++++ Entries provided

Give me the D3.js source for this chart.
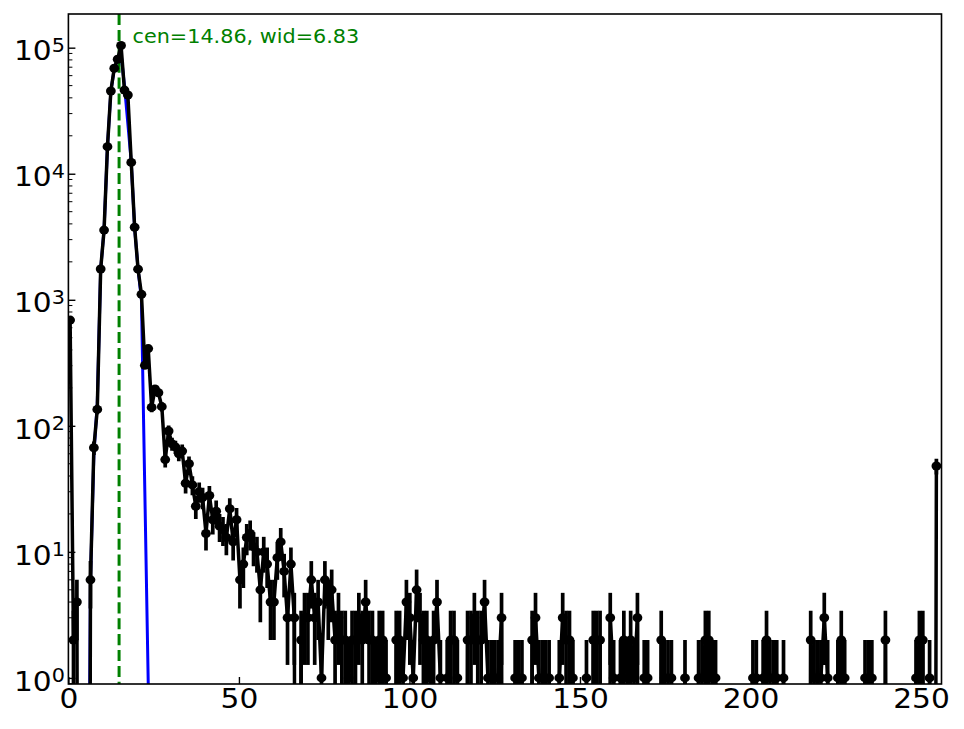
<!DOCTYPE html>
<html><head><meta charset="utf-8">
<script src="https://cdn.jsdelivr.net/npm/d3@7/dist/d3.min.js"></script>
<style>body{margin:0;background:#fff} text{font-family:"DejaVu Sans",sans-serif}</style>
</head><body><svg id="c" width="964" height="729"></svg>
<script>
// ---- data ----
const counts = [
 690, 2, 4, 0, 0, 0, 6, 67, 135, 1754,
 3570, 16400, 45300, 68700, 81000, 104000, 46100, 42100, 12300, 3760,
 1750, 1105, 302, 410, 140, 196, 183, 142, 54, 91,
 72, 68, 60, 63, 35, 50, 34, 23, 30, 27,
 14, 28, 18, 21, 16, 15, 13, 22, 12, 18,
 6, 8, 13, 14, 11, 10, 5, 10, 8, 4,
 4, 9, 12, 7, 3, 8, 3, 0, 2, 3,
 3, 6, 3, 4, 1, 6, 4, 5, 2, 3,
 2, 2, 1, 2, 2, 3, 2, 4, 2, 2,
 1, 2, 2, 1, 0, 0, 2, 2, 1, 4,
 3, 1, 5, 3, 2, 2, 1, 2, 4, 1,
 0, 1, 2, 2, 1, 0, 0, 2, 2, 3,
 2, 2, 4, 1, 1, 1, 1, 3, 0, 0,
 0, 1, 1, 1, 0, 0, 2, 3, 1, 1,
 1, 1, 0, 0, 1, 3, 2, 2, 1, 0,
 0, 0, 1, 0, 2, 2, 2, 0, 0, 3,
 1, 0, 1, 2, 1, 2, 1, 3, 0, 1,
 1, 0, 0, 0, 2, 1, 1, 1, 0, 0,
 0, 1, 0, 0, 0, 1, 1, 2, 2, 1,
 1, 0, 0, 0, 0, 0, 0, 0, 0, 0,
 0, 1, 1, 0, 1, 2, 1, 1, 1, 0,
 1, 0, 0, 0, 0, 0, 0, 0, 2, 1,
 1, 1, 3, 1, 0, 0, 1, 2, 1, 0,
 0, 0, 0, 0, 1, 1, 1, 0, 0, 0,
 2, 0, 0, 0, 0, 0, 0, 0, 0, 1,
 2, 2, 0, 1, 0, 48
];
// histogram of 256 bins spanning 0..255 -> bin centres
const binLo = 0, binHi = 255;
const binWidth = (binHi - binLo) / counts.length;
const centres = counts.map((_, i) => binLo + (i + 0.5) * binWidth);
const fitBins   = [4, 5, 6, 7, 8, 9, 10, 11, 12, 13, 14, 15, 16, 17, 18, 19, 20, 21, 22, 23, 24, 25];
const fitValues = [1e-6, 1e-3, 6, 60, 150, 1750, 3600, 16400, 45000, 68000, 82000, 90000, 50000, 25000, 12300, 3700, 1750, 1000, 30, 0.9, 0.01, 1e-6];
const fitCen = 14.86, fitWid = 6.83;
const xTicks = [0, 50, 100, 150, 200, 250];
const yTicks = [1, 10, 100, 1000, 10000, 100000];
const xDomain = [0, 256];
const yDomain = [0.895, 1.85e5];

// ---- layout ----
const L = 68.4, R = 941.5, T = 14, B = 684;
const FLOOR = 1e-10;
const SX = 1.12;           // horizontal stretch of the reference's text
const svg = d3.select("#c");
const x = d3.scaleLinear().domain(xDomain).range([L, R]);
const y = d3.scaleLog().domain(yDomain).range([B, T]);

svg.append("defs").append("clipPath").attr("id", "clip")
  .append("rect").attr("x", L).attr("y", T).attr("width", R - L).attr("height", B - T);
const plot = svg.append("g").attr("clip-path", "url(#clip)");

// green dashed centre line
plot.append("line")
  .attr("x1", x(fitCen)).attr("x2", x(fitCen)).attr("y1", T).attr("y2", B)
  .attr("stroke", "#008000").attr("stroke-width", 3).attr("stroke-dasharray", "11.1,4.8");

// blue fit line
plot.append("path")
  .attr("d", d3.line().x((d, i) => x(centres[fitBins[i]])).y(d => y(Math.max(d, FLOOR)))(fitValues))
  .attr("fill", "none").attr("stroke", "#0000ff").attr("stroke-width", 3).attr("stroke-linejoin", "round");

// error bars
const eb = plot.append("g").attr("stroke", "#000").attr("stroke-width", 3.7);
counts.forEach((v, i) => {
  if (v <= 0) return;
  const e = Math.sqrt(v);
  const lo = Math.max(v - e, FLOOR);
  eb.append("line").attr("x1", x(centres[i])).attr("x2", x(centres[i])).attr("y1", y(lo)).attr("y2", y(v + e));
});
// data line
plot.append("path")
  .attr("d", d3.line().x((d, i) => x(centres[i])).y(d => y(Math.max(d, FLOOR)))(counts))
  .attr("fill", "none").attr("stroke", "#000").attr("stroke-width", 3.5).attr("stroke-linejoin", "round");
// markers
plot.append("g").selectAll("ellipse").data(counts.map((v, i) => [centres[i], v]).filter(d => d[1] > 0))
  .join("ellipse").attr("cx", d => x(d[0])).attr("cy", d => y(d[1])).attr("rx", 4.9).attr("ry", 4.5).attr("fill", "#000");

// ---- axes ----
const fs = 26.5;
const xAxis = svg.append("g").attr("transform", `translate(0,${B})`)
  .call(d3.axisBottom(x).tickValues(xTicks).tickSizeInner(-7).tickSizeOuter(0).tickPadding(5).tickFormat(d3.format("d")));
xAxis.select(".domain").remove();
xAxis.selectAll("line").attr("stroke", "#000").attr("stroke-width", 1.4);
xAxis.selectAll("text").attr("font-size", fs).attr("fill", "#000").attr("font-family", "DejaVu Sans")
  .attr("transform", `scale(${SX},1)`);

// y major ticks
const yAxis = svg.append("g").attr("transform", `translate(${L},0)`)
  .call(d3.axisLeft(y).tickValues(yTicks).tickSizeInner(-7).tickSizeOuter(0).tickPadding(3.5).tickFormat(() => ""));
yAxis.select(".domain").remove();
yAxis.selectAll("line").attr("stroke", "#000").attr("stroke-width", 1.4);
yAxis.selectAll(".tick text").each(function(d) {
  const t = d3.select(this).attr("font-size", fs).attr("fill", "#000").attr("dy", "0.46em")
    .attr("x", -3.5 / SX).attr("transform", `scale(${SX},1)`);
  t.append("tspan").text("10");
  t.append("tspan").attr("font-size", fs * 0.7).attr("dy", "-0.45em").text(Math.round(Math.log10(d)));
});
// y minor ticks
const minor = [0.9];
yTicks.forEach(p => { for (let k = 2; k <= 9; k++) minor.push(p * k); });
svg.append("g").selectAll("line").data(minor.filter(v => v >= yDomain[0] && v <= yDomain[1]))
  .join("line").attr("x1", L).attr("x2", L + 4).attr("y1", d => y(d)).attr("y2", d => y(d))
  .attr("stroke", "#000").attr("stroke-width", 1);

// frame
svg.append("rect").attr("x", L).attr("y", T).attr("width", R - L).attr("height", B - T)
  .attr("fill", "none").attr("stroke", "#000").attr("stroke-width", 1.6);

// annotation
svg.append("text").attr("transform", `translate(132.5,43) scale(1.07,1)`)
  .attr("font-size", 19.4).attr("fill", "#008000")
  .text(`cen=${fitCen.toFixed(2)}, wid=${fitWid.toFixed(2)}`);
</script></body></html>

++++++++
++++ Entries provided

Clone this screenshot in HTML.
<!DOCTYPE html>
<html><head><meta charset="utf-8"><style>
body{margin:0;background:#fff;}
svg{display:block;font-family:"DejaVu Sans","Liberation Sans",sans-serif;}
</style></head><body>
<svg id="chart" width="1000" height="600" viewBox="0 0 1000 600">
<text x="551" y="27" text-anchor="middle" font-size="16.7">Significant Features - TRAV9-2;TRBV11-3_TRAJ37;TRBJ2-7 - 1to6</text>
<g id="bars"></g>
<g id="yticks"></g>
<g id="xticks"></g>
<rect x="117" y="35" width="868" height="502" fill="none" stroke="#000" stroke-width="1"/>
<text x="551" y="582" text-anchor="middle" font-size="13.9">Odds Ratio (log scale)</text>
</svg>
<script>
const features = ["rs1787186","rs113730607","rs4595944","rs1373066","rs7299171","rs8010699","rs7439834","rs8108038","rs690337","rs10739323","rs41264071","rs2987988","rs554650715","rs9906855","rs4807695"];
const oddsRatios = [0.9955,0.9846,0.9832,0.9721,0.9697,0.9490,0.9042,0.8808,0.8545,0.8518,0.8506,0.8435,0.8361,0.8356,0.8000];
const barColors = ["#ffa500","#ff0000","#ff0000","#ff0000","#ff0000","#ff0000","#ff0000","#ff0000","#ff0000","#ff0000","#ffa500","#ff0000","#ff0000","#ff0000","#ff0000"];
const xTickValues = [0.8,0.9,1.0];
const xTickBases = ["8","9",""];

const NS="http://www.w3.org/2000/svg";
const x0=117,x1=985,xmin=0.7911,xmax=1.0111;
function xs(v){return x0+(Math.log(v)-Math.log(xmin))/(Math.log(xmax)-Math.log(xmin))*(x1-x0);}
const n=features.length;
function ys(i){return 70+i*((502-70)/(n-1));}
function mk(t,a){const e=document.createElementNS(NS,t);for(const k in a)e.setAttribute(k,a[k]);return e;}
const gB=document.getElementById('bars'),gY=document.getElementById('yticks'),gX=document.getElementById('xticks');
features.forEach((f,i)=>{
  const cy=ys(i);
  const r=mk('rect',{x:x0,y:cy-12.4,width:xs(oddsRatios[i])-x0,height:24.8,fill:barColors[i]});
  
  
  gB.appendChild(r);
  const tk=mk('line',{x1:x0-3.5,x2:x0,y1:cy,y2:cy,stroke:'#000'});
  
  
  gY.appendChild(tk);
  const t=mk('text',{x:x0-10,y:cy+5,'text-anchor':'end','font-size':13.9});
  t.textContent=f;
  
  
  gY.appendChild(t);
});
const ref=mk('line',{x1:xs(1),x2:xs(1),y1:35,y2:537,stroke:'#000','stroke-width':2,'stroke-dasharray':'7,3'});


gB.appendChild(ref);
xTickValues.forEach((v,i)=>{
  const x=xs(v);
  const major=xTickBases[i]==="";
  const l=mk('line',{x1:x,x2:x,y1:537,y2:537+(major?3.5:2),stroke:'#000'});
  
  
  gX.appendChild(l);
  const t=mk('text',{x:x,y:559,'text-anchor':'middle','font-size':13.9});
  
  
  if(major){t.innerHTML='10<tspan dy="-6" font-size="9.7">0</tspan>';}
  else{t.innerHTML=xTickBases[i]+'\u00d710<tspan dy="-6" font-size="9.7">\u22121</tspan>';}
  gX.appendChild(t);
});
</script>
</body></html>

++++++++

Task instructions ▸ Extract each line from the listing that holds the word "chart".

Solution to this problem ▸
Give me the D3.js source for this chart.
<svg id="chart" width="1000" height="600" viewBox="0 0 1000 600">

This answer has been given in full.